Second, the instructions the court provided to the jury adequately instructed with
the proper standard. As we have discussed, the court instructed the jury orally and in
writing with CALCRIM No. 220, and it instructed with CALCRIM No. 200 that the jury
must follow the law as provided in the written instructions. CALCRIM No. 220 has been
repeatedly held to sufficiently convey the high level of certainty to find a defendant guilty
of a crime beyond a reasonable doubt. For example, a panel of this court observed: “The
modifier ‘abiding’ informs the juror his conviction of guilt must be more than a strong
and convincing belief. Use of the term ‘abiding’ tells the juror his conviction must be of
a ‘lasting, permanent nature,’ it informs him ‘as to how strongly and deeply his
conviction must be held.’ ” (People v. Zepeda (2008) 167 Cal.App.4th 25, 30-31 [finding
the “phrase, ‘proof that leaves you with an abiding conviction that the charge is true,’
unmistakably conveys the conviction’s subjective nature and the very high level of
certainty required” (id., at p. 31)].) In People v. Pierce (2009) 172 Cal.App.4th 567, 573,
the court recognized that “[t]he United States Supreme Court and the California Supreme
Court, respectively, have described ‘an abiding conviction’ as one that is ‘settled and
fixed’ [citation] and one that is ‘lasting [and] permanent.’ ” (See also People v. Light
(1996) 44 Cal.App.4th 879, 885 [“ ‘abiding conviction’ ” adequately conveys “the
requirement that the jurors’ belief in the truth of the charge must be both long lasting and
deeply felt”].) In People v. Carrillo (2008) 163 Cal.App.4th 1028, the court held that it
was not error for the trial court to refuse to modify CALCRIM No. 220 to state that an
“ ‘abiding conviction’ ” means “ ‘convincing you to a near certainty of the truth of the
26
charge’ ” on the basis that the propriety of the instruction had been upheld many times.
(Carrillo, at p. 1039.)
Thus, even if the trial court’s directive to trial counsel could be construed as an
oral “ ‘implied’ or indirect instruction” regarding the applicable standard, the court
expressly and properly instructed the jury with a widely accepted definition of the
applicable standard. To the extent the “ ‘implied’ or indirect instruction” oral instruction
conflicted with the written instructions, we assume the jury followed the written
instructions, particularly when, as here, the jury was instructed that the written
instructions are controlling. (People v. Grimes (2016) 1 Cal.5th 698, 729; Wilson, supra,
44 Cal.4th at p. 803 [we presume the jury understood and followed the court’s written
instructions].)
Third, both parties were generally entitled to, and did, argue the reasonable doubt
standard to the jury. Defense counsel observed that the People had the burden of proof,
and that the defense was not required to prove anything. He explained while displaying
CALCRIM No. 220 on a slide that “whenever the Judge tells you that the People must
prove something, they must prove it beyond a reasonable doubt.” He clarified that
“[p]roof beyond a reasonable doubt is proof that leaves you with an abiding conviction
that the charge is true. In other words, and you will never doubt it, not now, not later.”

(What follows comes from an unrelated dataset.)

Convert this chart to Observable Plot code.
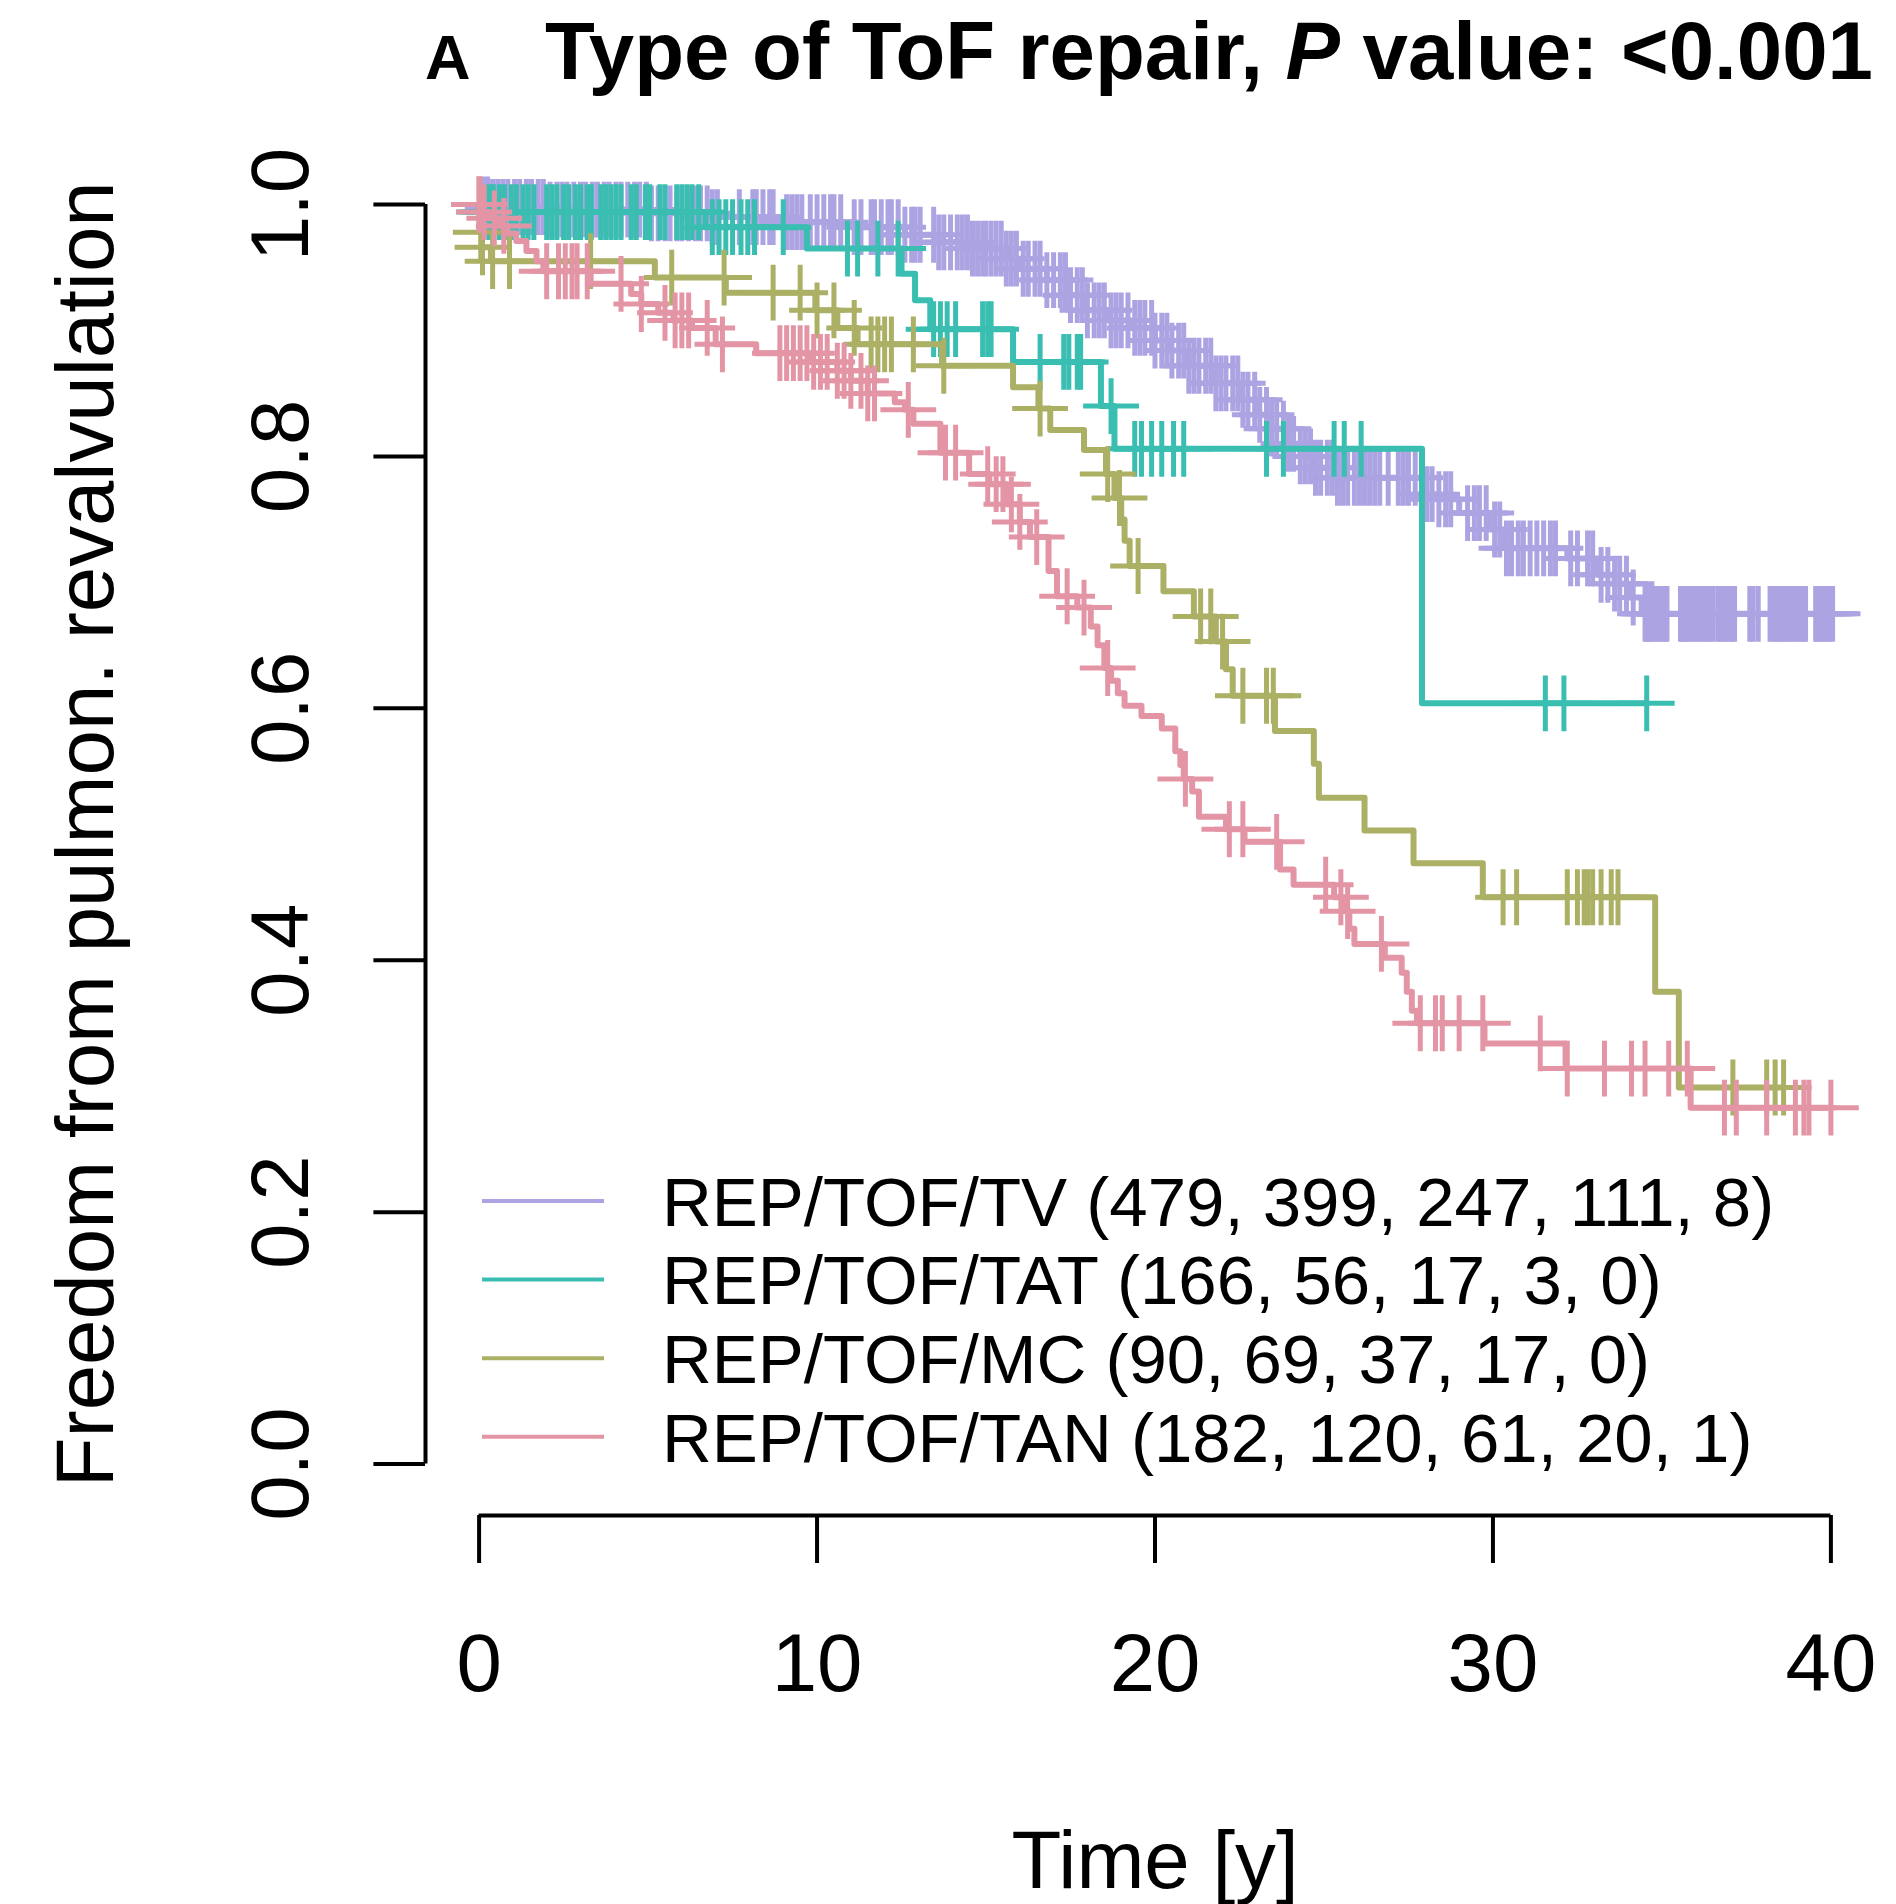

He added that “[i]f you believe you’re a reasonable person and you have a doubt, the
People haven’t proved it beyond a reasonable doubt. It’s basically some type of reason if
you believe you’re a reasonable person.” After editing the slide to remove the “near
certainty” definition, counsel added that the standard is “a very high standard,” and noted
that the jury would have the written instruction as a reference during its deliberations.
Finally, he concluded by adding that the standard is “a level of certainty that would allow
you to convict anybody based on the evidence. If you are a reasonable person and have a
doubt, then it is not enough to convict.”
27
The instructions as a whole correctly conveyed the concept of reasonable doubt to
the jury and did not reduce the standard of proof in any meaningful way.
V
Cumulative Error
Defendant contends the cumulative prejudicial effect of multiple trial errors was
sufficient to warrant remand for a new sentencing hearing. “Under the cumulative error
doctrine, the reviewing court must ‘review each allegation and assess the cumulative
effect of any errors to see if it is reasonably probable the jury would have reached a result
more favorable to defendant in their absence.’ ” (People v. Williams (2009) 170
Cal.App.4th 587, 646.) “The ‘litmus test’ for cumulative error ‘is whether defendant
received due process and a fair trial.’ ” (People v. Cuccia (2002) 97 Cal.App.4th 785,
795.)
As related to defendant’s convictions for firearm and magazine possession and
resisting arrest, we found no actual error, and any error in failing to bifurcate was
harmless. Thus, we reject defendant’s claim of cumulative error.
28
DISPOSITION
Defendant’s conviction for gang participation (count 8) is reversed. The matter is
remanded to the trial court to (1) provide the People an opportunity to retry the gang
participation offense under the law as amended by Assembly Bill No. 333; and (2) after
any trial, or on remand if the prosecution elects not to conduct a trial, conduct a full
resentencing under current law. In all other respects, we affirm the judgment.
/s/
Duarte, J.
We concur:
/s/
Robie, Acting P. J.
/s/
Ashworth, J.
Judge of the El Dorado County Superior Court, assigned by the Chief Justice pursuant
to article VI, section 6 of the California Constitution.